BEGIN Data provided
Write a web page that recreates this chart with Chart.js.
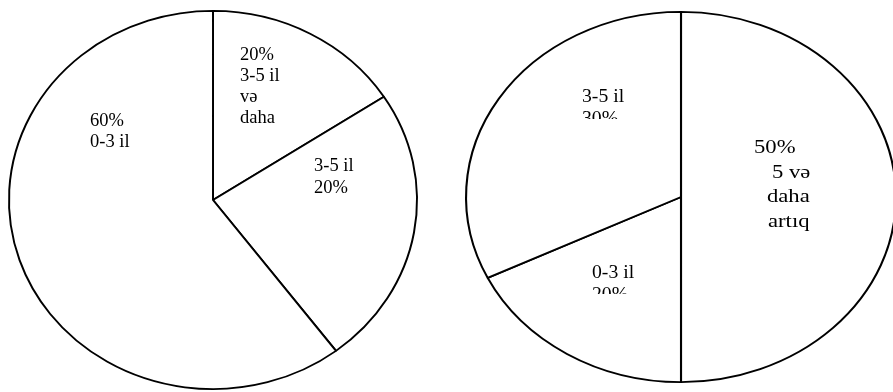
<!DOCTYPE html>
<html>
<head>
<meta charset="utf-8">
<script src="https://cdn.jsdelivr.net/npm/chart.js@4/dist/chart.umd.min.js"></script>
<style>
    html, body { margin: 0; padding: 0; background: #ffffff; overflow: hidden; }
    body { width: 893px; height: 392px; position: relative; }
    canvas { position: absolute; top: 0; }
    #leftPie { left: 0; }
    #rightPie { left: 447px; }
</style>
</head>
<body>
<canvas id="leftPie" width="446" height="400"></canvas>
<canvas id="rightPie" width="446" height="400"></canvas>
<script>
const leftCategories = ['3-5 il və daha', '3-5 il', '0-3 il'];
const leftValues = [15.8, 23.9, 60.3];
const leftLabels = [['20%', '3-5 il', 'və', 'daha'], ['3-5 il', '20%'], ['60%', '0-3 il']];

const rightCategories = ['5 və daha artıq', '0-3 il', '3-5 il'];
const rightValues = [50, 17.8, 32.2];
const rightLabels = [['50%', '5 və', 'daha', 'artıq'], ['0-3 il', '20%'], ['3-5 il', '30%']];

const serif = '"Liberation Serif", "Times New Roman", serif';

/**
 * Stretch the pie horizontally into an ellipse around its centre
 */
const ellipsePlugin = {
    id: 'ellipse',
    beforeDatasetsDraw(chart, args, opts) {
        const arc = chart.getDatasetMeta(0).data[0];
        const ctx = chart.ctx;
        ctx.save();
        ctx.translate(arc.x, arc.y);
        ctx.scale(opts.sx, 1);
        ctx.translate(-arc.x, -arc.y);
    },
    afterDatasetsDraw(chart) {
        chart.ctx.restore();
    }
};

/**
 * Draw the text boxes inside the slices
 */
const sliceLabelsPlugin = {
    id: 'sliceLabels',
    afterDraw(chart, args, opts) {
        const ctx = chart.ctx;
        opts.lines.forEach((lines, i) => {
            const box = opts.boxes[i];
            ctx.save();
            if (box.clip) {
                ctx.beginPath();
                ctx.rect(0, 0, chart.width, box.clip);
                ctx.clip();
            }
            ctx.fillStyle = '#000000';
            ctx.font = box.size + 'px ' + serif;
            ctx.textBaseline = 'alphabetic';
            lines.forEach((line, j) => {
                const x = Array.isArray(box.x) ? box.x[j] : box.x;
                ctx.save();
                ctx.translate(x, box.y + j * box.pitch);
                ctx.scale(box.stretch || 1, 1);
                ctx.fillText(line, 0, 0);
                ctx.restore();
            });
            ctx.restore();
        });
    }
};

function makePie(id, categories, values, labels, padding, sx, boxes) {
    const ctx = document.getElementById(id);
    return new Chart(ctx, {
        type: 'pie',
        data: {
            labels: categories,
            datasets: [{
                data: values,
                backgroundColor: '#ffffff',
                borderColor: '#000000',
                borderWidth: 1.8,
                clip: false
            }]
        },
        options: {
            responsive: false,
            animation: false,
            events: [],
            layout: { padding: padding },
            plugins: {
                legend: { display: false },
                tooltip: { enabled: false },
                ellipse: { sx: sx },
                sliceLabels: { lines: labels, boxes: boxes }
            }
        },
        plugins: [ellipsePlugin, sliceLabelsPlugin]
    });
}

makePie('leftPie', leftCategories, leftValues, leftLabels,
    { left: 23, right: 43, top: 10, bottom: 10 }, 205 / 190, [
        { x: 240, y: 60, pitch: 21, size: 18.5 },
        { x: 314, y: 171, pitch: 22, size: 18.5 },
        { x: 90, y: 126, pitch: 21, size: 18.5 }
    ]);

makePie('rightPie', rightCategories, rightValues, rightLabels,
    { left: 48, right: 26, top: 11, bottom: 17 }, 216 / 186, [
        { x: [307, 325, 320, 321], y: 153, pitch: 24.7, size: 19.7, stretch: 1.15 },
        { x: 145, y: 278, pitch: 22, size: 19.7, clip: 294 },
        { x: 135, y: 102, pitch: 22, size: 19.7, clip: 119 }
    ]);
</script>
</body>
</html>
END Data provided
* [Task description] Copy the whole of the material above exactly, but not its images.

* [Solution for this problem]
Write a web page that recreates this chart with Chart.js.
<!DOCTYPE html>
<html>
<head>
<meta charset="utf-8">
<script src="https://cdn.jsdelivr.net/npm/chart.js@4/dist/chart.umd.min.js"></script>
<style>
    html, body { margin: 0; padding: 0; background: #ffffff; overflow: hidden; }
    body { width: 893px; height: 392px; position: relative; }
    canvas { position: absolute; top: 0; }
    #leftPie { left: 0; }
    #rightPie { left: 447px; }
</style>
</head>
<body>
<canvas id="leftPie" width="446" height="400"></canvas>
<canvas id="rightPie" width="446" height="400"></canvas>
<script>
const leftCategories = ['3-5 il və daha', '3-5 il', '0-3 il'];
const leftValues = [15.8, 23.9, 60.3];
const leftLabels = [['20%', '3-5 il', 'və', 'daha'], ['3-5 il', '20%'], ['60%', '0-3 il']];

const rightCategories = ['5 və daha artıq', '0-3 il', '3-5 il'];
const rightValues = [50, 17.8, 32.2];
const rightLabels = [['50%', '5 və', 'daha', 'artıq'], ['0-3 il', '20%'], ['3-5 il', '30%']];

const serif = '"Liberation Serif", "Times New Roman", serif';

/**
 * Stretch the pie horizontally into an ellipse around its centre
 */
const ellipsePlugin = {
    id: 'ellipse',
    beforeDatasetsDraw(chart, args, opts) {
        const arc = chart.getDatasetMeta(0).data[0];
        const ctx = chart.ctx;
        ctx.save();
        ctx.translate(arc.x, arc.y);
        ctx.scale(opts.sx, 1);
        ctx.translate(-arc.x, -arc.y);
    },
    afterDatasetsDraw(chart) {
        chart.ctx.restore();
    }
};

/**
 * Draw the text boxes inside the slices
 */
const sliceLabelsPlugin = {
    id: 'sliceLabels',
    afterDraw(chart, args, opts) {
        const ctx = chart.ctx;
        opts.lines.forEach((lines, i) => {
            const box = opts.boxes[i];
            ctx.save();
            if (box.clip) {
                ctx.beginPath();
                ctx.rect(0, 0, chart.width, box.clip);
                ctx.clip();
            }
            ctx.fillStyle = '#000000';
            ctx.font = box.size + 'px ' + serif;
            ctx.textBaseline = 'alphabetic';
            lines.forEach((line, j) => {
                const x = Array.isArray(box.x) ? box.x[j] : box.x;
                ctx.save();
                ctx.translate(x, box.y + j * box.pitch);
                ctx.scale(box.stretch || 1, 1);
                ctx.fillText(line, 0, 0);
                ctx.restore();
            });
            ctx.restore();
        });
    }
};

function makePie(id, categories, values, labels, padding, sx, boxes) {
    const ctx = document.getElementById(id);
    return new Chart(ctx, {
        type: 'pie',
        data: {
            labels: categories,
            datasets: [{
                data: values,
                backgroundColor: '#ffffff',
                borderColor: '#000000',
                borderWidth: 1.8,
                clip: false
            }]
        },
        options: {
            responsive: false,
            animation: false,
            events: [],
            layout: { padding: padding },
            plugins: {
                legend: { display: false },
                tooltip: { enabled: false },
                ellipse: { sx: sx },
                sliceLabels: { lines: labels, boxes: boxes }
            }
        },
        plugins: [ellipsePlugin, sliceLabelsPlugin]
    });
}

makePie('leftPie', leftCategories, leftValues, leftLabels,
    { left: 23, right: 43, top: 10, bottom: 10 }, 205 / 190, [
        { x: 240, y: 60, pitch: 21, size: 18.5 },
        { x: 314, y: 171, pitch: 22, size: 18.5 },
        { x: 90, y: 126, pitch: 21, size: 18.5 }
    ]);

makePie('rightPie', rightCategories, rightValues, rightLabels,
    { left: 48, right: 26, top: 11, bottom: 17 }, 216 / 186, [
        { x: [307, 325, 320, 321], y: 153, pitch: 24.7, size: 19.7, stretch: 1.15 },
        { x: 145, y: 278, pitch: 22, size: 19.7, clip: 294 },
        { x: 135, y: 102, pitch: 22, size: 19.7, clip: 119 }
    ]);
</script>
</body>
</html>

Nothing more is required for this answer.